Archaeological site in Peru

Tumshukayko is a pre-Inca archeological site near Caraz, Huaylas Province, Ancash Region, Peru.

The site was only recently discovered and remains under research. Its main structures are found on the right bank of Llullán river, on the west flank of the Cordillera Blanca, and 1 km north of the city of Caraz. It stands at an elevation of 2300m above sea level. Recent investigations suggest that the site dates from the Late Preceramic (around 2000 BCE), even though upper sediment shows evidence of a later occupation (around 300 BCE - 300 CE), perhaps by the Recuay culture.

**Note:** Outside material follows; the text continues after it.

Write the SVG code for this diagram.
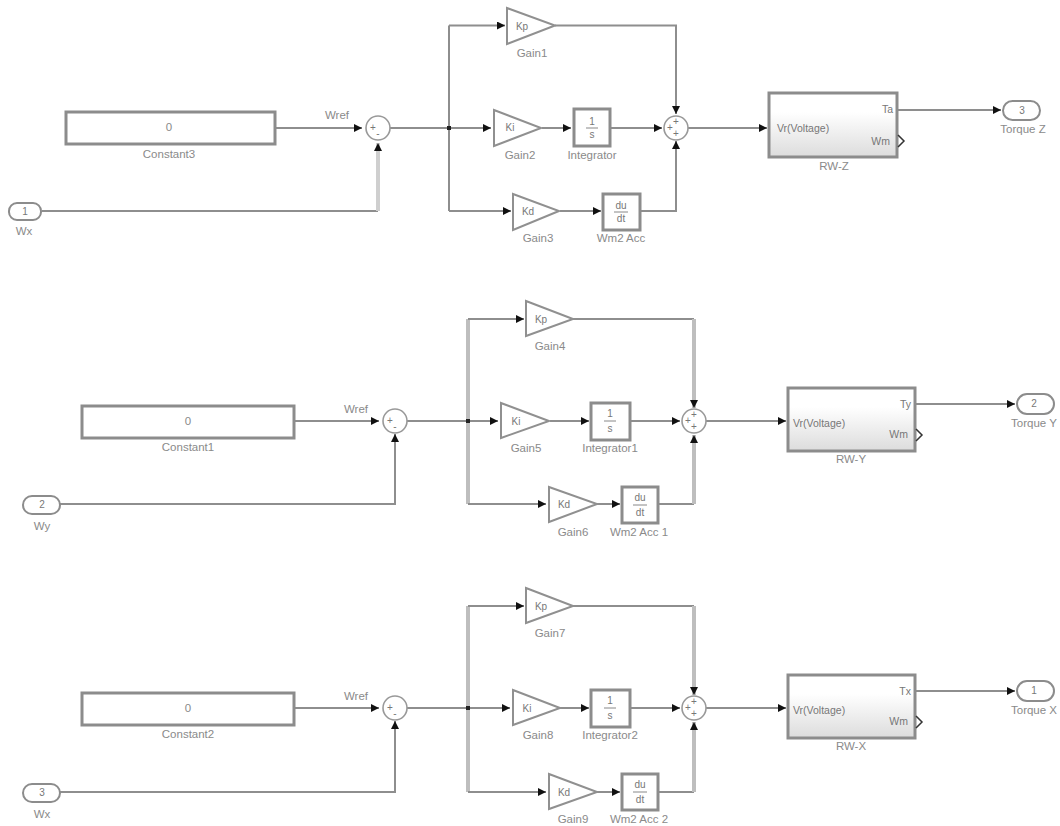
<svg xmlns="http://www.w3.org/2000/svg" width="1060" height="826" viewBox="0 0 1060 826">
<style>
text{font-family:"Liberation Sans",Arial,sans-serif;font-size:11.5px;fill:#8a8a8a;text-anchor:middle;dominant-baseline:middle}
.in{font-size:10px;fill:#777}
.l{text-anchor:start}
.e{text-anchor:end}
.b{fill:#fff;stroke:#8c8c8c;stroke-width:3}
.t{fill:#fff;stroke:#909090;stroke-width:2;stroke-linejoin:miter}
.p{fill:#fff;stroke:#8c8c8c;stroke-width:2}
.s{fill:#fff;stroke:#999;stroke-width:1.6}
.r{fill:url(#sub);stroke:#8c8c8c;stroke-width:3}
.c{fill:none;stroke:#8e8e8e;stroke-width:2}
.w{fill:none;stroke:#bebebe;stroke-width:4}
.a{marker-end:url(#ah)}
.k{fill:#333;stroke:#333;stroke-width:1.5;fill-opacity:0}
</style>
<defs>
<linearGradient id="sub" x1="0" y1="0" x2="0" y2="1"><stop offset="0.3" stop-color="#ffffff"/><stop offset="1" stop-color="#dcdcdc"/></linearGradient>
<marker id="ah" markerUnits="userSpaceOnUse" markerWidth="8" markerHeight="8" refX="8" refY="4" orient="auto"><path d="M0 0L8 4L0 8Z" fill="#111"/></marker>
</defs>
<g id="connectors">
<path class="c a" d="M275 128H362"/>
<path class="c" d="M42 211H378"/><path class="w a" style="stroke:#cfcfcf" d="M378 211V143"/>
<path class="c" d="M390 128H449M449 25.500V211"/>
<path class="c a" d="M449 25.500H505"/><path class="c a" d="M449 128H491"/><path class="c a" d="M449 211H511"/>
<path class="c a" d="M555 25.500H676V114"/><path class="c a" d="M542 128H571"/><path class="c a" d="M610 128H662"/>
<path class="c a" d="M560 211H601"/><path class="c a" d="M640 211H676V141"/><path class="c a" d="M688 128H767"/>
<path class="c a" d="M897 110H1001"/>
<rect x="447" y="126" width="4" height="4" fill="#222"/>

<path class="c a" d="M294 421H379"/><path class="c a" d="M60 504H395V434"/>
<path class="c" d="M407 421H468"/><path class="w" d="M468 319V504"/>
<path class="c a" d="M468 319H524"/><path class="c a" d="M468 421H498"/><path class="c a" d="M468 504H546"/>
<path class="c" d="M573 319H694"/><path class="w a" d="M694 319V408"/><path class="c a" d="M550 421H589"/><path class="c a" d="M630 421H680"/>
<path class="c a" d="M597 504H620"/><path class="c" d="M658 504H694"/><path class="w a" d="M694 504V435"/><path class="c a" d="M706 421H786"/>
<path class="c a" d="M915 404H1015"/>
<rect x="466" y="419" width="4" height="4" fill="#222"/>

<path class="c a" d="M294 708H379"/><path class="c a" d="M60 792H395V721"/>
<path class="c" d="M407 708H468"/><path class="w" d="M468 606V792"/>
<path class="c a" d="M468 606H524"/><path class="c a" d="M468 708H510"/><path class="c a" d="M468 792H546"/>
<path class="c" d="M573 606H694"/><path class="w a" d="M694 606V695"/><path class="c a" d="M560 708H589"/><path class="c a" d="M630 708H680"/>
<path class="c a" d="M597 792H620"/><path class="c" d="M658 792H694"/><path class="w a" d="M694 792V722"/><path class="c a" d="M706 708H786"/>
<path class="c a" d="M915 691H1015"/>
<rect x="466" y="706" width="4" height="4" fill="#222"/>
</g>

<g id="constant3"><rect class="b" x="66" y="112" width="209" height="32"/><text x="169" y="128">0</text><text x="169" y="155">Constant3</text></g>
<g id="in1"><rect class="p" x="9" y="203" width="32" height="17" rx="8"/><text class="in" x="25" y="212">1</text><text x="24" y="232">Wx</text></g>
<g id="sum1"><circle class="s" cx="378" cy="128" r="12"/><text class="in" x="373" y="128">+</text><text class="in" x="378" y="134">-</text><text x="337" y="116">Wref</text></g>
<g id="gain1"><polygon class="t" points="507,8 555,25.500 507,44"/><text class="in" x="522" y="27">Kp</text><text x="532" y="54">Gain1</text></g>
<g id="gain2"><polygon class="t" points="494,110 541,128 494,146"/><text class="in" x="510" y="128">Ki</text><text x="520" y="156">Gain2</text></g>
<g id="gain3"><polygon class="t" points="513,194 559,211 513,230"/><text class="in" x="528" y="212">Kd</text><text x="538" y="239">Gain3</text></g>
<g id="integrator"><rect class="b" x="574" y="109" width="36" height="37"/><text class="in" x="592" y="122">1</text><path d="M586 128H598" stroke="#888"/><text class="in" x="592" y="135">s</text><text x="592" y="156">Integrator</text></g>
<g id="acc"><rect class="b" x="603" y="194" width="37" height="36"/><text class="in" x="621" y="206">du</text><path d="M614 212H628" stroke="#888"/><text class="in" x="621" y="219">dt</text><text x="621" y="239">Wm2 Acc</text></g>
<g id="sum2"><circle class="s" cx="676" cy="128" r="12"/><text class="in" x="676" y="122">+</text><text class="in" x="670" y="128">+</text><text class="in" x="676" y="134">+</text></g>
<g id="rwz"><rect class="r" x="769" y="93" width="128" height="64"/><text class="l" style="font-size:10.500px;fill:#777" x="777" y="129">Vr(Voltage)</text><text class="e" style="font-size:10.500px;fill:#777" x="893" y="110">Ta</text><text class="e" style="font-size:10.500px;fill:#777" x="890" y="142">Wm</text><path class="k" d="M898 135L904 141L898 147"/><text x="834" y="167">RW-Z</text></g>
<g id="out3"><rect class="p" x="1003" y="101" width="37" height="19" rx="9.500"/><text class="in" x="1022" y="111">3</text><text x="1023" y="130">Torque Z</text></g>

<g id="constant1"><rect class="b" x="82" y="406" width="212" height="32"/><text x="188" y="422">0</text><text x="188" y="448">Constant1</text></g>
<g id="in2"><rect class="p" x="23" y="496" width="37" height="18" rx="9"/><text class="in" x="42" y="505">2</text><text x="42" y="527">Wy</text></g>
<g id="sum3"><circle class="s" cx="395" cy="421" r="12"/><text class="in" x="390" y="421">+</text><text class="in" x="395" y="427">-</text><text x="356" y="410">Wref</text></g>
<g id="gain4"><polygon class="t" points="526,301 573,319 526,336"/><text class="in" x="541" y="320">Kp</text><text x="550" y="347">Gain4</text></g>
<g id="gain5"><polygon class="t" points="501,403 549,421 501,438"/><text class="in" x="516" y="422">Ki</text><text x="526" y="449">Gain5</text></g>
<g id="gain6"><polygon class="t" points="549,487 597,504 549,522"/><text class="in" x="564" y="505">Kd</text><text x="573" y="533">Gain6</text></g>
<g id="integrator1"><rect class="b" x="591" y="403" width="39" height="37"/><text class="in" x="610" y="414">1</text><path d="M604 421H616" stroke="#888"/><text class="in" x="610" y="429">s</text><text x="610" y="449">Integrator1</text></g>
<g id="acc1"><rect class="b" x="622" y="487" width="36" height="36"/><text class="in" x="640" y="498">du</text><path d="M633 505H647" stroke="#888"/><text class="in" x="640" y="513">dt</text><text x="639" y="533">Wm2 Acc 1</text></g>
<g id="sum4"><circle class="s" cx="694" cy="421" r="12"/><text class="in" x="694" y="415">+</text><text class="in" x="688" y="421">+</text><text class="in" x="694" y="427">+</text></g>
<g id="rwy"><rect class="r" x="788" y="388" width="127" height="63"/><text class="l" style="font-size:10.500px;fill:#777" x="793" y="424">Vr(Voltage)</text><text class="e" style="font-size:10.500px;fill:#777" x="911" y="405">Ty</text><text class="e" style="font-size:10.500px;fill:#777" x="908" y="435">Wm</text><path class="k" d="M916 429L922 435L916 441"/><text x="851" y="460">RW-Y</text></g>
<g id="out2"><rect class="p" x="1017" y="394" width="37" height="20" rx="10"/><text class="in" x="1034" y="404">2</text><text x="1034" y="424">Torque Y</text></g>

<g id="constant2"><rect class="b" x="82" y="693" width="212" height="32"/><text x="188" y="709">0</text><text x="188" y="735">Constant2</text></g>
<g id="in3"><rect class="p" x="23" y="784" width="37" height="18" rx="9"/><text class="in" x="42" y="793">3</text><text x="42" y="815">Wx</text></g>
<g id="sum5"><circle class="s" cx="395" cy="708" r="12"/><text class="in" x="390" y="708">+</text><text class="in" x="395" y="714">-</text><text x="356" y="697">Wref</text></g>
<g id="gain7"><polygon class="t" points="526,588 573,606 526,623"/><text class="in" x="541" y="607">Kp</text><text x="550" y="634">Gain7</text></g>
<g id="gain8"><polygon class="t" points="513,690 560,708 513,725"/><text class="in" x="527" y="709">Ki</text><text x="538" y="736">Gain8</text></g>
<g id="gain9"><polygon class="t" points="549,774 597,792 549,809"/><text class="in" x="564" y="793">Kd</text><text x="573" y="820">Gain9</text></g>
<g id="integrator2"><rect class="b" x="591" y="690" width="39" height="37"/><text class="in" x="610" y="701">1</text><path d="M604 708H616" stroke="#888"/><text class="in" x="610" y="716">s</text><text x="610" y="736">Integrator2</text></g>
<g id="acc2"><rect class="b" x="622" y="774" width="36" height="36"/><text class="in" x="640" y="785">du</text><path d="M633 792H647" stroke="#888"/><text class="in" x="640" y="800">dt</text><text x="639" y="820">Wm2 Acc 2</text></g>
<g id="sum6"><circle class="s" cx="694" cy="708" r="12"/><text class="in" x="694" y="702">+</text><text class="in" x="688" y="708">+</text><text class="in" x="694" y="714">+</text></g>
<g id="rwx"><rect class="r" x="788" y="675" width="127" height="63"/><text class="l" style="font-size:10.500px;fill:#777" x="793" y="711">Vr(Voltage)</text><text class="e" style="font-size:10.500px;fill:#777" x="911" y="692">Tx</text><text class="e" style="font-size:10.500px;fill:#777" x="908" y="722">Wm</text><path class="k" d="M916 716L922 722L916 728"/><text x="851" y="747">RW-X</text></g>
<g id="out1"><rect class="p" x="1017" y="681" width="37" height="20" rx="10"/><text class="in" x="1034" y="691">1</text><text x="1034" y="711">Torque X</text></g>
</svg>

The earliest structures were probably built sometime between the occupation of La Galgada (3000–2000 BCE) and the era of the Chavín culture (1200–300 BCE). The artistic production resembles many of those found at the Moxeke complex in the Casma Valley.

Around 1873, the Italian explorer Antonio Raimondi described the location as a "hill", partially destroyed, built with huge stone walls. In 1919, Dr. Julio C. Tello confirmed this description, writing that the structure includes platforms and terraces forming interior aisles and stairways. Work was performed around 1990 to remove debris and waste.

==Importance==
In accordance with the general outline of the buildings, it seems to have served as a huge monumental center.

==Site description==
Tumshukayko stands 1 km north of the present-day city of Caraz, and was apparently a center for those people living in the surrounding areas. The fine stonework forms a circular structure, consisting of platforms, terraces, stairways, and lower semi-circular walls, separated by about 2.4m. The empty space was filled with loose rocks and earth. The outside walls are decorated with geometrical sculptures and carvings.

The structure extends approximately 300m in diameter and 25m in elevation. The most outstanding artefacts are the stone heads (cabezas clavas) and triangular stones, which are highly suggestive of a connection to the early Chavín culture.